The decision by the German parliament did not go down well with rights groups and opposition parties, who said the strict new rules infringe on the fundamental rights of vulnerable people seeking protection.

"This law transforms Germany from being a host country into one focused on deportation," German refugee aid organization, Pro Asyl, said, as quoted by DPA.

Amnesty International called the reform a massive infringement on fundamental rights.

"The Federal Government is dismantling several legal hurdles that have been meant to protect people against disproportionate detention," said Maria Scharlau, a Germany-based international lawyer at Amnesty.

Rules regarding free access to asylum seekers’ smartphones demonstrate "massive encroachments on the privacy of tens of thousands of people,” Scharlau stressed.

The measures are said to be a reaction to December's Christmas market attack in Berlin by the rejected asylum seeker Anis Amri, who plowed a truck into a crowd of people, killing 12.
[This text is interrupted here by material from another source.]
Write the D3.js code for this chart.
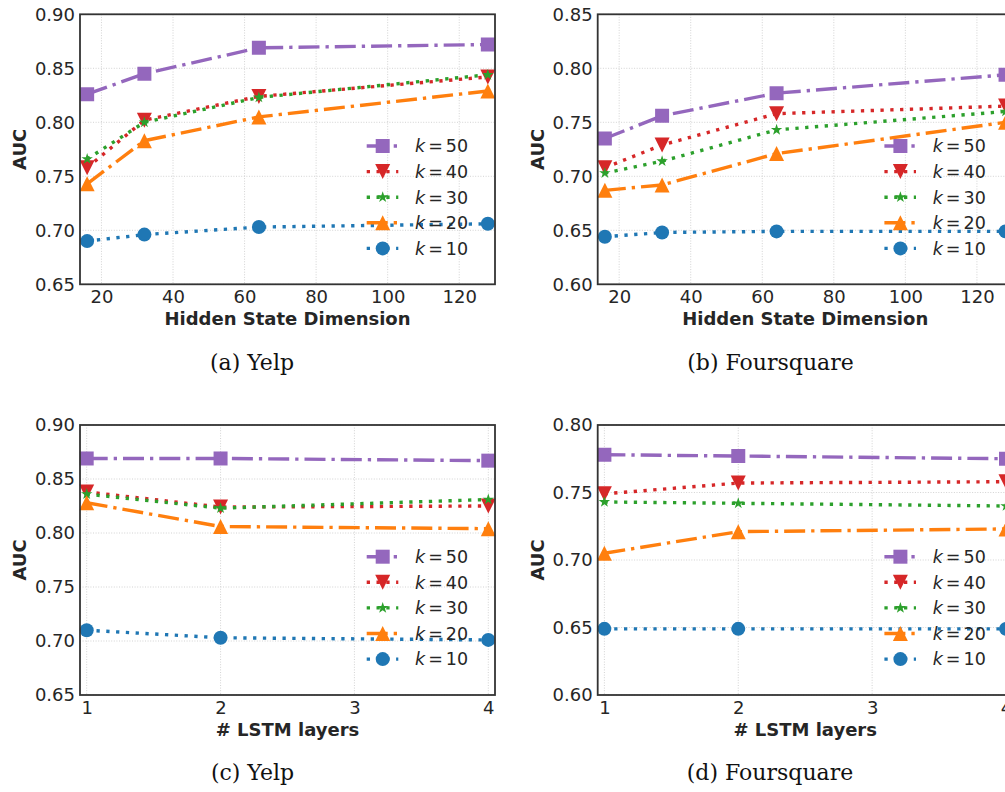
<!DOCTYPE html>
<html><head><meta charset="utf-8">
<script src="https://cdn.jsdelivr.net/npm/d3@7"></script>
<style>body{margin:0;background:#fff} svg{display:block}</style>
</head><body><svg id="c" width="1005" height="792"></svg>
<script>
// ---------- data ----------
const kValues = [50, 40, 30, 20, 10];
const hiddenDims = [16, 32, 64, 128];
const lstmLayers = [1, 2, 4];
const hiddenTicks = [20, 40, 60, 80, 100, 120];
const layerTicks = [1, 2, 3, 4];
const yTicksYelp = [0.65, 0.70, 0.75, 0.80, 0.85, 0.90];
const yTicksFsqHidden = [0.60, 0.65, 0.70, 0.75, 0.80, 0.85];
const yTicksFsqLayers = [0.60, 0.65, 0.70, 0.75, 0.80];

// rows follow kValues order: k=50, 40, 30, 20, 10
const yelpHiddenAUC = [
  [0.826, 0.845, 0.869, 0.872],
  [0.758, 0.802, 0.824, 0.842],
  [0.766, 0.800, 0.823, 0.844],
  [0.743, 0.783, 0.805, 0.829],
  [0.690, 0.696, 0.703, 0.706]
];
const fsqHiddenAUC = [
  [0.735, 0.756, 0.777, 0.794],
  [0.708, 0.729, 0.758, 0.765],
  [0.703, 0.714, 0.743, 0.760],
  [0.687, 0.692, 0.721, 0.750],
  [0.644, 0.648, 0.649, 0.649]
];
const yelpLayersAUC = [
  [0.869, 0.869, 0.867],
  [0.838, 0.824, 0.825],
  [0.836, 0.823, 0.831],
  [0.828, 0.806, 0.804],
  [0.710, 0.703, 0.701]
];
const fsqLayersAUC = [
  [0.778, 0.777, 0.775],
  [0.749, 0.757, 0.758],
  [0.743, 0.742, 0.740],
  [0.705, 0.721, 0.723],
  [0.649, 0.649, 0.649]
];

// ---------- styles ----------
const seriesColors = ["#9467bd", "#d62728", "#2ca02c", "#ff7f0e", "#1f77b4"];
const seriesDash = ["dashdot", "dotted", "dotted", "dashdot", "dotted"];
const seriesMarker = ["square", "tridown", "star", "triup", "circle"];
const dashPatterns = { dashdot: "21,6,3.3,6", dotted: "3.3,6.5" };
const LW = 3.4;

function markerPath(type) {
  if (type === "square") return "M-7,-7h14v14h-14z";
  if (type === "tridown") return "M0,7.5L-7.5,-7.5L7.5,-7.5Z";
  if (type === "triup") return "M0,-7.5L-7.5,7.5L7.5,7.5Z";
  if (type === "circle") return d3.symbol(d3.symbolCircle, Math.PI * 7 * 7)();
  if (type === "star") {
    const R = 6, r = R * 0.381966; let p = "";
    for (let i = 0; i < 10; i++) {
      const a = -Math.PI / 2 + i * Math.PI / 5, rr = i % 2 ? r : R;
      p += (i ? "L" : "M") + (rr * Math.cos(a)).toFixed(2) + "," + (rr * Math.sin(a)).toFixed(2);
    }
    return p + "Z";
  }
}

const W = 415, H = 270;
const panels = [
  { id: "a", left: 80, top: 14.3, xs: hiddenDims, data: yelpHiddenAUC, xDomain: [14, 130], xTicks: hiddenTicks,
    yDomain: [0.65, 0.90], yTicks: yTicksYelp, xLabel: "Hidden State Dimension", caption: "(a) Yelp", capX: 252, capY: 370 },
  { id: "b", left: 597.7, top: 14.3, xs: hiddenDims, data: fsqHiddenAUC, xDomain: [14, 130], xTicks: hiddenTicks,
    yDomain: [0.60, 0.85], yTicks: yTicksFsqHidden, xLabel: "Hidden State Dimension", caption: "(b) Foursquare", capX: 770.5, capY: 370 },
  { id: "c", left: 80, top: 425, xs: lstmLayers, data: yelpLayersAUC, xDomain: [0.95, 4.05], xTicks: layerTicks,
    yDomain: [0.65, 0.90], yTicks: yTicksYelp, xLabel: "# LSTM layers", caption: "(c) Yelp", capX: 252.5, capY: 780 },
  { id: "d", left: 597.7, top: 425, xs: lstmLayers, data: fsqLayersAUC, xDomain: [0.95, 4.05], xTicks: layerTicks,
    yDomain: [0.60, 0.80], yTicks: yTicksFsqLayers, xLabel: "# LSTM layers", caption: "(d) Foursquare", capX: 770, capY: 780 }
];

const svg = d3.select("#c");
const textColor = "#262626";
const sans = "'DejaVu Sans', sans-serif";

panels.forEach(P => {
  const g = svg.append("g").attr("transform", `translate(${P.left},${P.top})`);
  const x = d3.scaleLinear().domain(P.xDomain).range([0, W]);
  const y = d3.scaleLinear().domain(P.yDomain).range([H, 0]);

  // grid
  g.append("g").selectAll("line").data(P.xTicks).join("line")
    .attr("x1", d => x(d)).attr("x2", d => x(d)).attr("y1", 0).attr("y2", H)
    .attr("stroke", "#c8c8c8").attr("stroke-width", 0.8).attr("stroke-dasharray", "1,1.6");
  g.append("g").selectAll("line").data(P.yTicks).join("line")
    .attr("y1", d => y(d)).attr("y2", d => y(d)).attr("x1", 0).attr("x2", W)
    .attr("stroke", "#c8c8c8").attr("stroke-width", 0.8).attr("stroke-dasharray", "1,1.6");

  // axes (labels only)
  const xa = g.append("g").attr("transform", `translate(0,${H})`)
    .call(d3.axisBottom(x).tickValues(P.xTicks).tickSize(0).tickPadding(6).tickFormat(d3.format("d")));
  const ya = g.append("g")
    .call(d3.axisLeft(y).tickValues(P.yTicks).tickSize(0).tickPadding(5).tickFormat(d3.format(".2f")));
  [xa, ya].forEach(a => {
    a.select(".domain").remove();
    a.selectAll("text").attr("font-family", sans).attr("font-size", 18).attr("fill", textColor);
  });

  // clip
  svg.append("clipPath").attr("id", "clip-" + P.id).append("rect")
    .attr("x", -1).attr("y", -8).attr("width", W + 2).attr("height", H + 16);

  const lineGen = d3.line().x((d, i) => x(P.xs[i])).y(d => y(d));
  const dataG = g.append("g").attr("clip-path", `url(#clip-${P.id})`);
  P.data.forEach((vals, s) => {
    dataG.append("path").attr("d", lineGen(vals)).attr("fill", "none")
      .attr("stroke", seriesColors[s]).attr("stroke-width", LW)
      .attr("stroke-dasharray", dashPatterns[seriesDash[s]]);
    dataG.append("g").selectAll("path").data(vals).join("path")
      .attr("transform", (d, i) => `translate(${x(P.xs[i])},${y(d)})`)
      .attr("d", markerPath(seriesMarker[s])).attr("fill", seriesColors[s]);
  });

  // frame
  g.append("rect").attr("width", W).attr("height", H).attr("fill", "none")
    .attr("stroke", "#333").attr("stroke-width", 1.8);

  // legend
  const lg = g.append("g");
  kValues.forEach((k, s) => {
    const ry = H - 138.3 + s * 25.6;
    const row = lg.append("g").attr("transform", `translate(${W - 128.3},${ry})`);
    row.append("line").attr("x1", 0).attr("x2", 31.6).attr("y1", 0).attr("y2", 0)
      .attr("stroke", seriesColors[s]).attr("stroke-width", LW)
      .attr("stroke-dasharray", dashPatterns[seriesDash[s]]);
    row.append("path").attr("transform", "translate(16,0)").attr("d", markerPath(seriesMarker[s]))
      .attr("fill", seriesColors[s]);
    const t = row.append("text").attr("x", 48.3).attr("y", 0).attr("dy", "0.36em")
      .attr("font-family", sans).attr("font-size", 17.5).attr("fill", textColor);
    t.append("tspan").attr("font-style", "italic").text("k");
    t.append("tspan").attr("dx", 3).text("=");
    t.append("tspan").attr("dx", 3).text(String(k));
  });

  // axis titles
  g.append("text").attr("x", W / 2).attr("y", H + 41).attr("text-anchor", "middle")
    .attr("font-family", sans).attr("font-weight", "bold").attr("font-size", 18).attr("fill", textColor)
    .text(P.xLabel);
  g.append("text").attr("transform", `translate(-54,${H / 2}) rotate(-90)`).attr("text-anchor", "middle")
    .attr("font-family", sans).attr("font-weight", "bold").attr("font-size", 18).attr("fill", textColor)
    .text("AUC");

  // caption
  svg.append("text").attr("x", P.capX).attr("y", P.capY).attr("text-anchor", "middle")
    .attr("font-family", "'DejaVu Serif', serif").attr("font-size", 22).attr("fill", "#111")
    .text(P.caption);
});
</script>
</body></html>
The Tunisian had been classified as a potential threat to public safety in February 2016, but the authorities failed to collect evidence against him that would stand in court. Seven separate probes targeting Amri had been conducted by the German authorities, but they could not reach a consensus on whether he was a terrorist threat. 

Amri received orders directly from the main organizer of Islamic State’s (IS, formerly ISIS/ISIL) “external operations,” Abu Baraa al-Iraki, Der Spiegel reported last month. 

Amri, 24, managed to escape Germany following the attack, but was eventually killed in a shootout with Italian police in Milan on December 23, after successfully crossing the borders of Germany, France and Italy.